Patronized by Morons

My personal vom com

12/16/11

Mutual Mind Blowing


Today I blew my lab-mates' minds with chicken fried steak and biscuits with gravy, then again with my sweet desktop made with Geektools.

Then our HR department blew my mind with the following email:

Buenas Días,

Nos ponemos en contacto contigo porque ya tenemos preparada tu carta de fin de contrato de fecha 31/12/2011. Siguiendo el procedimiento habitual la última nómina la cobrarás mediante cheque a final de mes y el certificado de desempleo lo enviaremos directamente on-line a la oficina del SOC, siembre que nos lo solicites. Te agradeceríamos pasaras en la mayor brevedad posible por el departamento de Recursos Humanos para firmar. Quedamos a la espera de tus noticias.

Saludos coridales.


Que fucking fuerte. Lets break this down step by step. The email is basically saying I got fired and need to sign my terminated contract. Gasp, luckily this email was some sort of insane mistake.

This whole journey has been absolutely crazy. I was told I didn't have to get a new VISA as long as my old NIE could be changed, but thanks to a freak of nature hurricane that hit NYC the day I was scheduled to leave for Spain, two days before my NIE would expire, I got stuck in NYC. My NIE expired, and I had to get a work VISA. Then I arrive with very, very little money ($700, about 540 euro), but I expect to sign my contract and get paid every two weeks so it doesn't seem like a big deal. Of course I was wrong, and in order to get everything together that I needed to sign my contract I had to go to five different branches of the same office hoping one would be able to do what I was asking for, only to be turned down by each office all for different reasons.
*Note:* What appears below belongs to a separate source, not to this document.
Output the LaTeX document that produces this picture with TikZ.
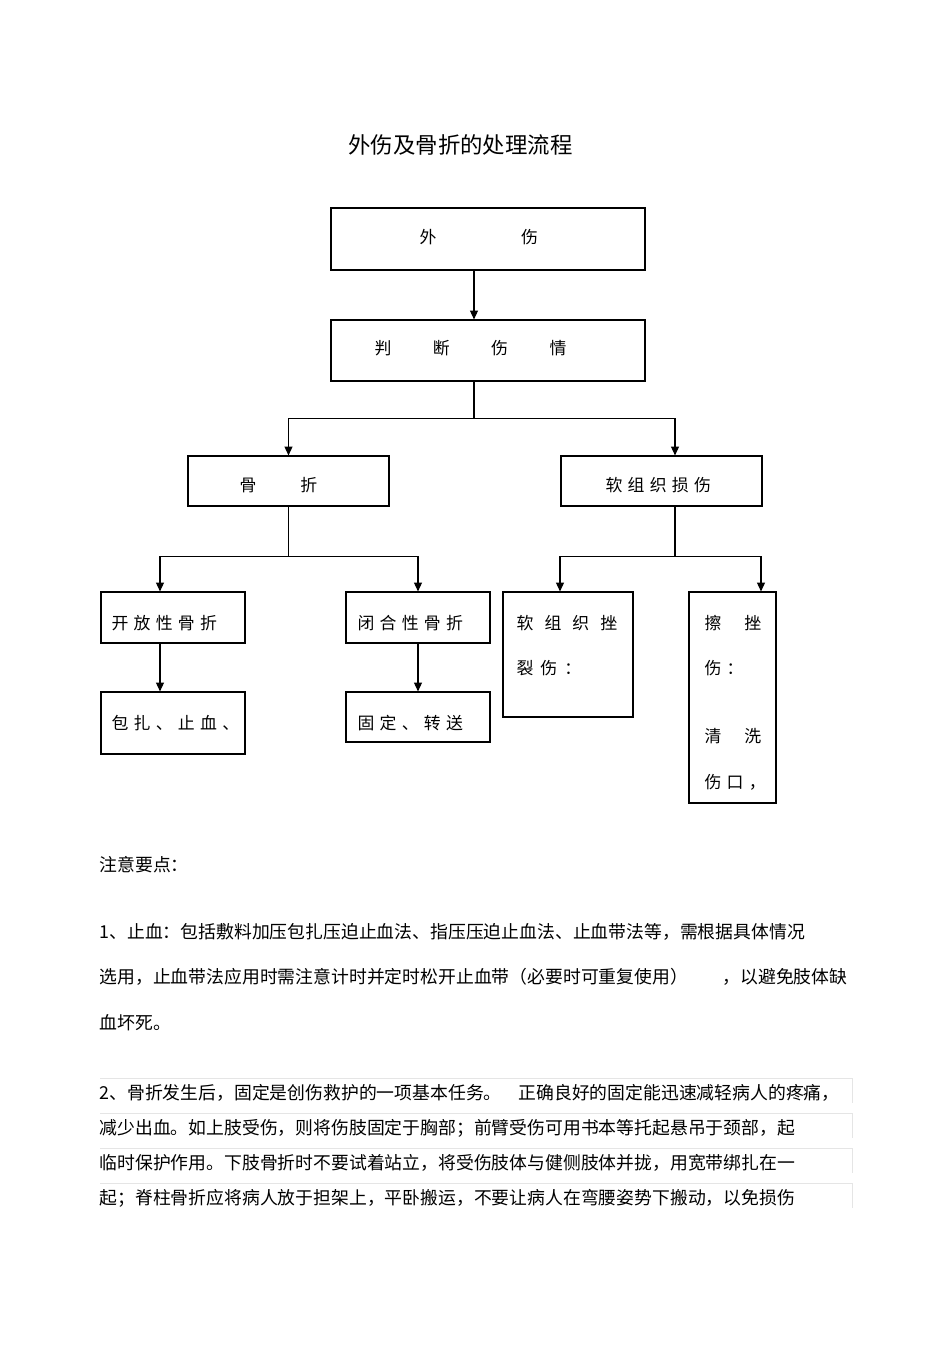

After that bureaucracy nightmare repeats itself a few times, I finally have everything in order 2-3 weeks later and can sign my contract. THEN I find out they pay only once a month, on the 28th. So I signed the contract after pay day in November, and would have to wait until late December, after the holidays, to get paid. THEN I get this email saying I have to go to the office to sign the termination notice of my contract, a contract that I just signed 2 weeks ago?! You obviously sent this email to the wrong person, or were confused about what email you were supposed to send to me, but either way have royally fucked up! The icing on the cake: the email is signed Saludos cordiales, that pretty much means best regards. No words.

12/4/11

Salut mi Amigo... A Bitch Slap from Barcelona

Despite the fact that I have been in Barcelona four days shy of one month, my life is still very hectic.  Between work, trying to get settled into a new apartment, getting my spanish residence, generally exploring the city, and conducting a scientific investigation of all possible alcoholic beverages to validate my hypothesis that Moritz and some delectable homemade vermuts are indeed my bevs of choice, I don't have too much downtime.  On top of that, every once in a while something will happen, and Barcelona bitch slaps you in the face.  My cheek is currently rather red and tingly from an event last night.  It has a rather long build up:

While apartment hunting, Sam and I visited a very charming piso in Raval, the neighborhood in which we currently reside.  Of course to actually see the prospective piso we had to politely nudge one of several provocatively dressed prostitutes from the entrance of the building, and then climb 5 flights of rickety stairs that seemed at best structurally unsound, at worst the source of +/- 150 deaths that would occur if one step gave out (as this would cause each successive stair to fall in a domino/Indiana Jones effect, then the building, lacking its central support, would implode, all residents buried beneath the rubble).  Needless to say, after viewing that potential abode/death trap, Sam and I were in great need of refreshment--Alcoholic refreshment.  Wandering around for a while we stumbled upon a bar I fell in love with immediately.  Namely because there was an adorably rotund man outside texting while getting yelled at by a crazy grandma from an adjacent building for no apparent reason.  Was he phased?  Of course not, that shit probably happens everyday.  When one visits this gem of a watering hole, the clientele never leaves one wanting.  That is to say, everyone in there is an insane alcoholic on the verge of of a massive break with reality.  It's fantastic!  The bartender takes it all in stride and everyone leaves in a happy stupor.  Except me that is, I mostly leave wondering how he stays in business.  These people are drinking their weight in hard alcohol and I'm not exactly sure how they are paying.  There is definitely money being handed across the bar, but how much and how often... eh, no one seems to be counting.  And hey, if el dueño wants to give me some extra snack servings, or a beer on the house, I'm certainly not going to argue.  Especially since the guy looks like Tony Soprano... wait a second... This guy actually might be um.... an incredibly good businessman?  Salut mi amigo, I seem to have chosen well.

11/29/11

Turkey Tales v2.0

Well my sweets, it's that time of year again... or it was, I suppose now we have begun the abrupt ascent to the excitement of Holiday Season (but who are we kidding, it's all about Christmas, despite whatever PC ways we try to refer to retail/Jesus/decor/carol craze that begins promptly at 12:01am the last Friday of November).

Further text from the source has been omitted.